Jennifer Marks -- Gifts & Dec, August 18, 2003
The lights flickered, then went out.
Like millions of other unwitting participants in the great blackout of 2003 that hit the Northeastern United States late last week, the New York-based staff of Home Textiles Today suddenly found itself out on the street, trying to find a way home.
Figuring out how to finish the paper would come later.
When it came to the luck of the draw, HTT got the short end of the stick. Our office building was in one of the last areas of the city restored to power the following evening — humming to life nearly 28 hours after the blackout began.
Which is why your issue was somewhat tardy in arriving this week.
Business editor Don Hogsett won the blackout's Eager Beaver award. Awaking last Friday morning to find his own electricity working, he assumed the whole city was back on the juice — and walked two hours to the office, only to discover it was still "lights out" there.
Subscribers to HTT Extra — our daily e-newsletter — might have noticed that their e-mail delivery didn't arrive until very late on the evening of Aug. 15. That in itself was a small miracle, one pulled off by Miami-based product editor Cecile Corral, who triangulated with production editor Clark Aycock, working from his home in Brooklyn, and New Jersey-based contributing editor Brent Felgner. As they say, it takes a village.
Clark was one of two good Samaritans in our group. On the fateful day of the blackout, he hoofed it across the Manhattan Bridge with retail editor Andrea Lillo, picked up his car and drove her the rest of the way home through horrendous gridlock.

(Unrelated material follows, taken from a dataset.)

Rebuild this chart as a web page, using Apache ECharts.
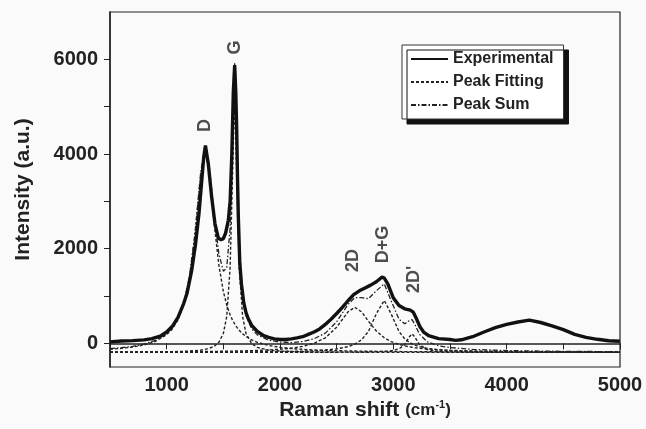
<!DOCTYPE html>
<html>
<head>
<meta charset="utf-8">
<script src="https://cdn.jsdelivr.net/npm/echarts@6/dist/echarts.min.js"></script>
<style>
  html, body { margin: 0; padding: 0; background: #fafafa; }
  #main { width: 646px; height: 429px; }
</style>
</head>
<body>
<div id="main"></div>
<script>
// experimental spectrum
var expX = [500,600,700,800,870,950,1000,1050,1100,1150,1180,1220,1255,1285,1310,1327,1342,1367,1397,1426,1456,1480,1500,1520,1544,1560,1575,1588,1600,1610,1618,1625,1632,1645,1660,1680,1700,1720,1750,1800,1850,1900,1950,2000,2050,2100,2150,2200,2250,2300,2350,2400,2450,2500,2550,2600,2650,2700,2750,2800,2850,2880,2900,2920,2950,3000,3050,3100,3150,3175,3200,3235,3270,3310,3400,3500,3550,3600,3700,3800,3900,4000,4100,4200,4300,4400,4500,4600,4700,4800,4900,5000];
var expY = [30,48,58,72,100,160,240,360,550,840,1060,1530,2100,2740,3450,3930,4180,3800,3090,2530,2220,2190,2210,2330,2600,3000,4000,5300,5880,5300,4500,3500,2700,1700,1250,860,650,520,380,250,170,125,95,80,82,95,115,140,190,240,305,400,510,630,760,900,1030,1110,1170,1230,1300,1360,1400,1380,1260,960,800,730,700,660,540,350,230,165,100,80,63,75,140,240,330,400,450,490,440,370,290,190,125,85,55,45];

// fitted peaks, shared x grid
var fitX = [500,600,700,800,900,1000,1050,1100,1150,1200,1250,1300,1340,1380,1420,1460,1500,1530,1560,1580,1600,1620,1640,1670,1700,1750,1800,1900,2000,2100,2200,2300,2400,2500,2600,2660,2720,2780,2850,2920,2980,3050,3100,3140,3165,3190,3230,3300,3400,3500,3700,4000,4500,5000];
var peakD = [-124,-106,-78,-34,40,181,305,496,810,1346,2271,3539,4080,3539,2513,1662,1096,810,602,496,409,337,276,202,145,73,21,-45,-85,-110,-127,-140,-149,-155,-161,-163,-165,-167,-169,-171,-172,-174,-175,-175,-176,-176,-177,-178,-179,-180,-182,-184,-186,-187];
var peakG = [-186,-186,-185,-183,-181,-178,-176,-173,-169,-163,-155,-143,-127,-103,-61,20,208,565,1609,3433,5280,3433,1609,565,208,-6,-85,-143,-163,-173,-178,-181,-183,-185,-186,-187,-187,-187,-187,-188,-188,-188,-188,-188,-188,-188,-188,-188,-189,-189,-189,-189,-189,-189];
var peak2D = [-183,-183,-182,-181,-180,-179,-178,-178,-177,-176,-175,-174,-173,-172,-170,-169,-168,-167,-165,-164,-163,-162,-161,-160,-158,-154,-150,-139,-124,-101,-64,0,117,341,665,760,665,468,260,117,38,-23,-54,-73,-83,-92,-104,-120,-137,-148,-162,-173,-181,-184];
var peakDG = [-188,-188,-188,-187,-187,-186,-186,-186,-185,-185,-185,-184,-184,-184,-183,-183,-183,-183,-182,-182,-182,-182,-181,-181,-181,-180,-179,-177,-174,-170,-165,-156,-142,-118,-70,-17,76,249,625,907,625,249,97,22,-12,-38,-70,-107,-136,-152,-169,-179,-185,-187];
var peak2Dp = [-190,-190,-190,-190,-190,-190,-190,-190,-190,-190,-190,-190,-190,-190,-190,-190,-190,-190,-190,-190,-189,-189,-189,-189,-189,-189,-189,-189,-189,-189,-189,-188,-188,-187,-186,-185,-184,-182,-179,-171,-158,-117,-28,133,200,133,-28,-134,-170,-180,-186,-188,-189,-189];
var peakSum = [-111,-93,-63,-15,62,208,335,529,849,1393,2327,3609,4167,3651,2670,1901,1524,1596,2435,4154,5915,3997,2114,997,585,304,178,67,25,17,37,95,215,456,822,968,965,941,1111,1254,905,507,412,479,501,399,193,33,-51,-89,-128,-153,-170,-176];

// peak labels
var peakNames = ['D', 'G', '2D', 'D+G', "2D'"];
var peakLabelX = [1338, 1603, 2644, 2909, 3182];
var peakLabelY = [4600, 6250, 1750, 2090, 1350];

var yTickValues = [0, 1000, 2000, 3000, 4000, 5000, 6000];
var yLabelValues = [0, 2000, 4000, 6000];

function pairs(xs, ys) {
    return xs.map(function (x, i) { return [x, ys[i]]; });
}

var chart = echarts.init(document.getElementById('main'));
var ink = '#222';
var fitStyle = { color: ink, width: 1.4, type: [3, 2] };

function lineSeries(name, xs, ys, style) {
    return {
        name: name, type: 'line', symbol: 'none', showSymbol: false,
        data: pairs(xs, ys), lineStyle: style, itemStyle: { color: ink }
    };
}

var option = {
    animation: false,
    backgroundColor: '#fafafa',
    textStyle: { fontFamily: 'Liberation Sans, Arial, sans-serif' },
    grid: {
        left: 110, right: 26, top: 12, bottom: 62,
        show: true, borderColor: '#222', borderWidth: 1.2
    },
    legend: {
        data: ['Experimental', 'Peak Fitting', 'Peak Sum'],
        orient: 'vertical',
        left: 402, top: 45,
        padding: [6, 10, 6, 8],
        itemWidth: 37, itemHeight: 12, itemGap: 7,
        itemStyle: { opacity: 0 },
        backgroundColor: '#fff',
        borderColor: '#333', borderWidth: 1, borderRadius: 0,
        shadowColor: '#111', shadowBlur: 0, shadowOffsetX: 5, shadowOffsetY: 5,
        textStyle: { color: ink, fontSize: 16, fontWeight: 'bold' }
    },
    xAxis: {
        type: 'value', min: 500, max: 5000, interval: 500,
        name: 'Raman shift {s|(cm}{sup|-1}{s|)}',
        nameLocation: 'middle', nameGap: 30,
        nameTextStyle: {
            color: ink, fontSize: 21, fontWeight: 'bold',
            rich: {
                s: { fontSize: 17, fontWeight: 'bold', color: ink },
                sup: { fontSize: 11, fontWeight: 'bold', color: ink, verticalAlign: 'top', padding: [0, 0, 10, 0] }
            }
        },
        axisLine: { lineStyle: { color: '#222', width: 1.5 } },
        axisTick: { inside: false, length: 6, lineStyle: { color: '#222' } },
        axisLabel: {
            color: ink, fontSize: 20, fontWeight: 'bold', margin: 8,
            formatter: function (v) { return v % 1000 === 0 ? String(v) : ''; }
        },
        splitLine: { show: false }
    },
    yAxis: {
        type: 'value', min: -500, max: 7000,
        name: 'Intensity (a.u.)',
        nameLocation: 'middle', nameGap: 76,
        nameTextStyle: { color: ink, fontSize: 21, fontWeight: 'bold' },
        axisLine: { show: true, lineStyle: { color: '#222', width: 1.5 } },
        axisTick: { show: true, inside: false, length: 6, customValues: yTickValues, lineStyle: { color: '#222' } },
        axisLabel: {
            color: ink, fontSize: 20, fontWeight: 'bold', margin: 12, customValues: yLabelValues,
            formatter: function (v) { return String(v); }
        },
        splitLine: { show: false }
    },
    series: [
        lineSeries('Peak Fitting', fitX, peakD, fitStyle),
        lineSeries('Peak Fitting', fitX, peakG, fitStyle),
        lineSeries('Peak Fitting', fitX, peak2D, fitStyle),
        lineSeries('Peak Fitting', fitX, peakDG, fitStyle),
        lineSeries('Peak Fitting', fitX, peak2Dp, fitStyle),
        lineSeries('Peak Sum', fitX, peakSum, { color: ink, width: 1.3, type: [5, 2, 1.5, 2] }),
        Object.assign(lineSeries('Experimental', expX, expY, { color: '#111', width: 3.4 }), { z: 5 }),
        {
            name: 'labels', type: 'scatter', symbolSize: 0,
            data: peakNames.map(function (n, i) { return [peakLabelX[i], peakLabelY[i], n]; }),
            label: {
                show: true, position: 'inside', rotate: 90,
                color: ink, fontSize: 18, fontWeight: 'bold',
                formatter: function (p) { return p.data[2]; }
            },
            silent: true
        }
    ]
};
chart.setOption(option);
</script>
</body>
</html>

Our other step-saver was art director Dana Lyons, whose husband Kenny managed to blast across the Hudson River before New York-bound access to the city was shut down. They ferried fellow staff members to Westchester County before crossing back over the river to Rockland County. They finally made it home around 11 p.m.
Every group has its iron horse, and at HTT, it was our newest staff member, product editor Michele SanFilippo. She was officially "the last one home," bunking with relatives in Westchester County for the first 24 hours of the blackout. She didn't make it back to Long Island until Friday night. Michele was sick when the blackout began and sicker still Saturday morning when she returned to work to finish her stories for this week's issue.
At this writing, it's 11:30 on Saturday morning. The printer has told us that if we wrap up by 2 p.m., this issue will go into the mail stream on Monday morning. We think we've got a good shot at making it. But if your paper doesn't arrive until later in the week, please forgive us. We're dancing as fast as we can!